Montana judge criticized for 31-day sentence for ex-teacher who raped teen
(Reuters) - A prominent women's rights group criticized a Montana judge on Wednesday for handing down only a one-month sentence for a former teacher convicted of raping a 14-year-old student, whom the judge said seemed older than her age.
State District Judge G. Todd Baugh sentenced the teacher to 15 years in jail on Monday, then suspended all but 31 days of that term for the 2007 rape of Cherice Moralez, who killed herself in 2010, legal documents show. He also received credit for one day served.
In sentencing 54-year-old Stacey Rambold, the judge ignored a recommendation by prosecutors for a 20-year term with half of it suspended. Baugh described the girl as a troubled youth who "was probably as much in control of the situation" as was Rambold.
"We think the sentence is a travesty," said Marian Bradley, president of the state chapter of the National Organization for Women, adding that the group was seeking his resignation.

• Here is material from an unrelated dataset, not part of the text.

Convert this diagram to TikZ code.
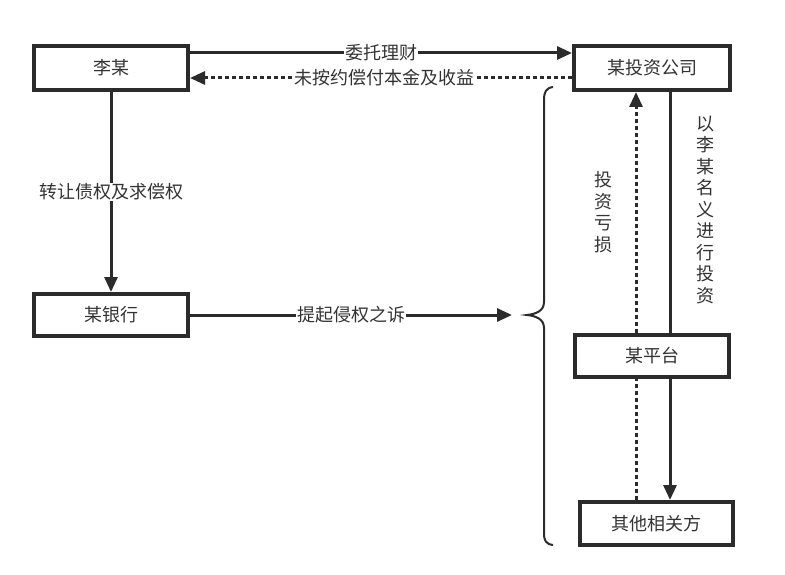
\documentclass[tikz,border=0pt]{standalone}
\usepackage{fontspec}
\setmainfont{Noto Sans CJK SC}
\usetikzlibrary{arrows.meta}
\definecolor{ln}{HTML}{2B2B2B}
\definecolor{tx}{HTML}{333333}
\tikzset{
  box/.style={draw=ln, line width=4pt, fill=white, text=tx, font=\fontsize{18}{21.5}\selectfont, inner sep=0pt},
  lbl/.style={fill=white, text=tx, font=\fontsize{18}{21.5}\selectfont, inner sep=1pt},
  vlbl/.style={text=tx, font=\fontsize{18}{21.5}\selectfont, align=center, inner sep=0pt},
  solidarr/.style={draw=ln, line width=3pt},
  dotarr/.style={draw=ln, line width=3pt, dash pattern=on 4pt off 3pt},
  tip/.style={-{Triangle[length=15pt,width=13pt]}}
}
\begin{document}
\begin{tikzpicture}[x=1pt,y=-1pt]
\useasboundingbox[fill=white] (0,0) rectangle (785,575);
\node[box, minimum width=154pt, minimum height=44pt] (li) at (111,68) {李某};
\node[box, minimum width=156pt, minimum height=44pt] (inv) at (652,68) {某投资公司};
\node[box, minimum width=154pt, minimum height=42pt] (bank) at (111,315) {某银行};
\node[box, minimum width=154pt, minimum height=42pt] (plat) at (652,356) {某平台};
\node[box, minimum width=153pt, minimum height=43pt] (other) at (656.5,523.5) {其他相关方};
\coordinate (xL) at (636,0);
\coordinate (xR) at (670,0);
\coordinate (bt) at (512,315);
% top arrows
\draw[solidarr, tip] ([yshift=15pt]li.east) -- ([yshift=15pt]inv.west)
  node[lbl, midway] (l1) {委托理财};
\draw[dotarr, tip] ([yshift=-10pt]inv.west) -- ([yshift=-10pt]li.east)
  node[lbl, pos=0.49] (l2) {未按约偿付本金及收益};
% left vertical
\draw[solidarr, tip] (li.south) -- (bank.north)
  node[lbl, pos=0.5] (l3) {转让债权及求偿权};
% bank arrow
\draw[solidarr, tip] (bank.east) -- (bt)
  node[lbl, pos=0.5] (l4) {提起侵权之诉};
% right verticals
\draw[dotarr] (other.north -| xL) -- (plat.south -| xL);
\draw[dotarr, tip] (plat.north -| xL) -- (inv.south -| xL);
\draw[solidarr] (inv.south -| xR) -- (plat.north -| xR);
\draw[solidarr, tip] (plat.south -| xR) -- (other.north -| xR);
\node[vlbl] (l5) at (603,212) {投\\资\\亏\\损};
\node[vlbl] (l6) at (705,210) {以\\李\\某\\名\\义\\进\\行\\投\\资};
% brace
\draw[draw=ln, line width=2pt] (553,87) .. controls (546,88) and (544,92) .. (544,100)
  -- (544,302) .. controls (544,311) and (536,314) .. (527,315)
  .. controls (536,316) and (544,319) .. (544,328)
  -- (544,533) .. controls (544,541) and (546,544) .. (553,545);
\end{tikzpicture}
\end{document}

Referring to the judge, she added, "We think the man needs to be quiet before he endangers other women by suggesting they are to blame for being sexually assaulted."
The women's group expected hundreds of people to attend a silent protest near the judge's offices on Thursday afternoon. Meanwhile, an online petition seeking Baugh's ouster had been signed by more than 13,000 people by Wednesday afternoon.

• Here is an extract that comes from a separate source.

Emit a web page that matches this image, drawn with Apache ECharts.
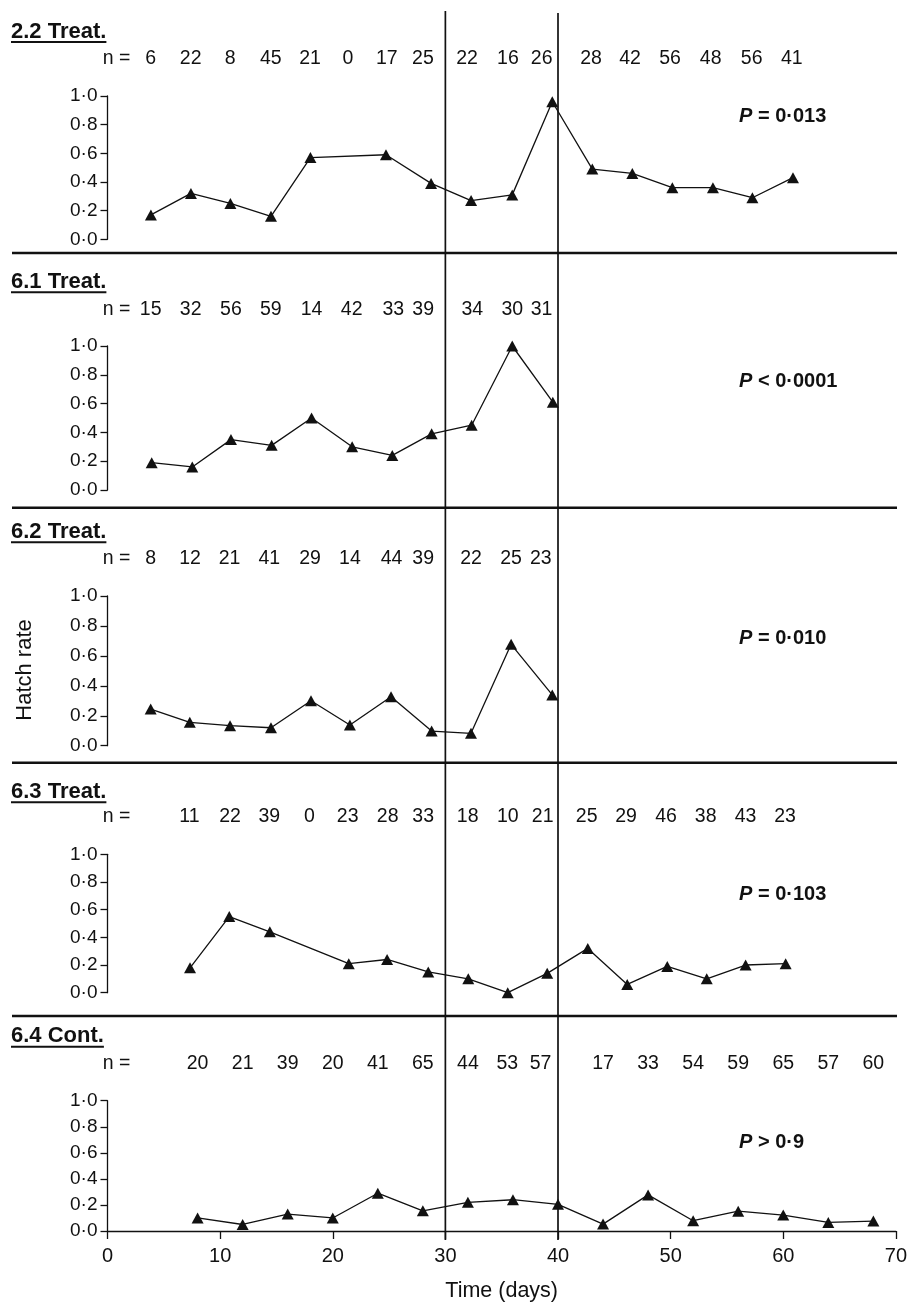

Baugh, who according to court transcripts also said before handing down the sentence that the girl seemed "older than her chronological age," did not immediately respond to several requests for comment.
Rambold was charged by Yellowstone County prosecutors in 2008 with three counts of sexual intercourse without consent, the Montana equivalent of a rape charge, linked to Moralez, a student in a technology class he taught at Senior High School in Billings.
Moralez killed herself in 2010 before the case could go to trial. In an agreement with prosecutors later that year, Rambold admitted to a single count of sexual intercourse without consent and prosecutors agreed to postpone the case for three years and dismiss it entirely if Rambold completed sex offender treatment.
Prosecutors reinstated the case after being notified last year by the treatment center that Rambold, who was suspended in 2008 from his teaching post and later resigned, had been dismissed from the program for violating its rules.
In April, Rambold pleaded guilty to the rape charge stemming from the 2007 assault of Moralez in his Billings home, according to legal documents.
The girl's mother, Auliea Hanlon, had testified prior to sentencing that she wanted him put behind bars, saying she believed Rambold's actions were a "major factor" in her daughter's suicide.
"Cherice has paid for the consequences of his actions. He was on paid leave while she was being blamed and ostracized and ridiculed by her peers," she said. "He was as free as a bird while she was getting threatened and treated like trash every day."
Yellowstone County Attorney Scott Twito said he and his team of prosecutors were reviewing the sentencing - as they do in all such cases - with an eye toward any procedural or legal errors that might allow an appeal.
He said Hanlon, the girl's mother, was rightfully frustrated: "She is a victim in this as is her poor daughter, who is no longer with us."